> _YOUR GOAL_
Write out all lines holding the word "this".

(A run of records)
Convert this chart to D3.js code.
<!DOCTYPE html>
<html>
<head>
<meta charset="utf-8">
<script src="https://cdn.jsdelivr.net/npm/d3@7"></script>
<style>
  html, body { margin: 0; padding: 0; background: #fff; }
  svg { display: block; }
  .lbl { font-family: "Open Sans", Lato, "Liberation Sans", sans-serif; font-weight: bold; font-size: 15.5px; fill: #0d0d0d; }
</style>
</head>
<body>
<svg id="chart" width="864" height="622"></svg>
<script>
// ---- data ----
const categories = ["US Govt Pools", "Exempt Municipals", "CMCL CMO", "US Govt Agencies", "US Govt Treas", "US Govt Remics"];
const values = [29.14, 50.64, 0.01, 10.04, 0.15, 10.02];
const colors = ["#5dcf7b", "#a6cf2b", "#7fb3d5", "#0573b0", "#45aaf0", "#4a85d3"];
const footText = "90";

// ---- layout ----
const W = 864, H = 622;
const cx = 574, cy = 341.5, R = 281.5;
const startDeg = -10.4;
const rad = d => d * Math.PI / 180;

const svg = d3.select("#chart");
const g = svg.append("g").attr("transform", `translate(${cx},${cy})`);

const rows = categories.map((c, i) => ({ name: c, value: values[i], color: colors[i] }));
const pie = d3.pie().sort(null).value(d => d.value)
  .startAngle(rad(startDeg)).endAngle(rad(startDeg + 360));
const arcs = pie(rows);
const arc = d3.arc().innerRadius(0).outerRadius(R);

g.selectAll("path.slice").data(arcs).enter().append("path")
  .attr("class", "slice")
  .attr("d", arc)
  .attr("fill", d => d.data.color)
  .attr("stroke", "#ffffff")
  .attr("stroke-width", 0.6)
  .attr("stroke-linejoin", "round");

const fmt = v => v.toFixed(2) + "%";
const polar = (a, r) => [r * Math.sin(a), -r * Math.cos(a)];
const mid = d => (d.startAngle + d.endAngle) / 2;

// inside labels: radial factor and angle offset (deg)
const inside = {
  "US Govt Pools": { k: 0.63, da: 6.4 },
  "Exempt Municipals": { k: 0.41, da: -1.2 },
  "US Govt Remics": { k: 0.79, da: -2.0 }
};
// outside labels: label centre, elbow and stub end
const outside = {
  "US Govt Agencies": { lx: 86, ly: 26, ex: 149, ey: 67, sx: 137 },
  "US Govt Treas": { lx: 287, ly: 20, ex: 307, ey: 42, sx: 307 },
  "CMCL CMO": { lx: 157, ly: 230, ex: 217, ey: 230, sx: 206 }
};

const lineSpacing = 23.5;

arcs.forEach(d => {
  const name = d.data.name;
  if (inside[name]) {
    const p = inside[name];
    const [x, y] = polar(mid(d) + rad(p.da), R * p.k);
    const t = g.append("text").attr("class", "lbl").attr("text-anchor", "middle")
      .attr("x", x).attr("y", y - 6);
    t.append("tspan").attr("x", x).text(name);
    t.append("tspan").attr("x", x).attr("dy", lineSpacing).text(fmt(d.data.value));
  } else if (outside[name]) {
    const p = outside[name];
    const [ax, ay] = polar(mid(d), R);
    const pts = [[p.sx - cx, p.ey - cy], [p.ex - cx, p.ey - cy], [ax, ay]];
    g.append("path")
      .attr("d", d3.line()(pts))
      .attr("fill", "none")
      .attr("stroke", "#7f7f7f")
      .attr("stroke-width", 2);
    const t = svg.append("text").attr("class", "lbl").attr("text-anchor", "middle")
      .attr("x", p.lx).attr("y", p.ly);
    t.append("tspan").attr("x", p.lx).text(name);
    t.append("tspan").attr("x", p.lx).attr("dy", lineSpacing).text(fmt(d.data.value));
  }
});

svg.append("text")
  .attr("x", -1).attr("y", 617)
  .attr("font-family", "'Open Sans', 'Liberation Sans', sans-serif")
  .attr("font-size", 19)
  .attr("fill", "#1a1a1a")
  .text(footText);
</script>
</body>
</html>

--

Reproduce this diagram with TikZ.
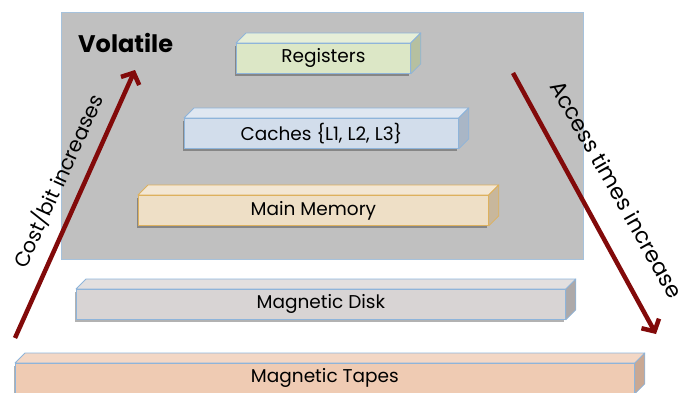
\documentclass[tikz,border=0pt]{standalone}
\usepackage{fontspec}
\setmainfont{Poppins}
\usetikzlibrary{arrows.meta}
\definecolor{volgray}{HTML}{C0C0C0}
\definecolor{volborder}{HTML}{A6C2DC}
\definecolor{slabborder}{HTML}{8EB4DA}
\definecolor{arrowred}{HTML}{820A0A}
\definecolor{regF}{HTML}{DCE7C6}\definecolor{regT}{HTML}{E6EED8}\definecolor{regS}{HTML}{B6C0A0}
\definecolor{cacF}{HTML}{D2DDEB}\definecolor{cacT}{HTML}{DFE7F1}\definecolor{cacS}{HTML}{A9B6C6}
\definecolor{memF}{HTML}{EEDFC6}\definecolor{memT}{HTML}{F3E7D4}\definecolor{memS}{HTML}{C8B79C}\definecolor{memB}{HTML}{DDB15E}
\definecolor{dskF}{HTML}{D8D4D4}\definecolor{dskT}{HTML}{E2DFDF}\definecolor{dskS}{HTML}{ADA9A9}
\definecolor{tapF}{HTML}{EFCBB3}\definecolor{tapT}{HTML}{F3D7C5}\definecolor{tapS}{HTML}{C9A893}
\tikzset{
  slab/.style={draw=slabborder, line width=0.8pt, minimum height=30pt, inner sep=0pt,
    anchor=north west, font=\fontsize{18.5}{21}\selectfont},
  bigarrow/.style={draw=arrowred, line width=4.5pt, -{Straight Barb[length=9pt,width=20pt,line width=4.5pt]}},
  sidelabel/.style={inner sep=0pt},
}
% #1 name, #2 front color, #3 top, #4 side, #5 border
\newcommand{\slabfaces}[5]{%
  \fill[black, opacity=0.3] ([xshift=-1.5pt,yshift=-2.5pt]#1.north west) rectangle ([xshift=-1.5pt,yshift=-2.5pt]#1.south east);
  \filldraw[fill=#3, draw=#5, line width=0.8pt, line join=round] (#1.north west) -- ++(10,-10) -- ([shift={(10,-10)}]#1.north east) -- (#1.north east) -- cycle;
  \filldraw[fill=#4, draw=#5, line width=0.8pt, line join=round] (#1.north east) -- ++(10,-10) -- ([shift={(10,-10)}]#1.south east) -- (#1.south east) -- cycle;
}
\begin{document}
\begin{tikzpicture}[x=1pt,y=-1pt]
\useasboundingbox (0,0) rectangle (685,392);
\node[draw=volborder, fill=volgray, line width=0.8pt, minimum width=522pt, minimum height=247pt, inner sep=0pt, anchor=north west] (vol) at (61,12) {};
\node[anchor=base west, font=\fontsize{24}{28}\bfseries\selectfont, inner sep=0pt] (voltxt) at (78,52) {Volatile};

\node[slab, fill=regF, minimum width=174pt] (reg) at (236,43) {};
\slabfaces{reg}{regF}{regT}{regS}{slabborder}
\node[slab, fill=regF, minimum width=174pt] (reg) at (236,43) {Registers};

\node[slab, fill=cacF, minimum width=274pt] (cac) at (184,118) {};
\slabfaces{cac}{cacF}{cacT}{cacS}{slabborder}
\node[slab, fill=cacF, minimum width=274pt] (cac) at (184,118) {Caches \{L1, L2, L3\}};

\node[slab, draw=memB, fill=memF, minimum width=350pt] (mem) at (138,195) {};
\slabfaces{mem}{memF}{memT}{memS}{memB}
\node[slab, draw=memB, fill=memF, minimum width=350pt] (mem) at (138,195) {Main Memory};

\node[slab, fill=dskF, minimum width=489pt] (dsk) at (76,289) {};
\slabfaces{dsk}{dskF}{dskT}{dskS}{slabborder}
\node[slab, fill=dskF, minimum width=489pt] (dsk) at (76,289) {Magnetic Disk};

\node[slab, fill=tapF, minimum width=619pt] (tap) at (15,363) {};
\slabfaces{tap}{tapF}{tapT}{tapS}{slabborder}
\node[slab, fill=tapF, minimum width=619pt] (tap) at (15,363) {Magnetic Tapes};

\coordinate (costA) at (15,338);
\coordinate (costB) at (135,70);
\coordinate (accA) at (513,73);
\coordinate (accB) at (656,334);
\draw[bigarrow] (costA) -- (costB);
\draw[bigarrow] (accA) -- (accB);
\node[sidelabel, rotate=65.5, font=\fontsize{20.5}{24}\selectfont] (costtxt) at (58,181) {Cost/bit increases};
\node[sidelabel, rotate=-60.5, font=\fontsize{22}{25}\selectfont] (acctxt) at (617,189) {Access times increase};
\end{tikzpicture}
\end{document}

> _REPLY TO THE EXERCISE_
Convert this chart to D3.js code.
Reproduce this diagram with TikZ.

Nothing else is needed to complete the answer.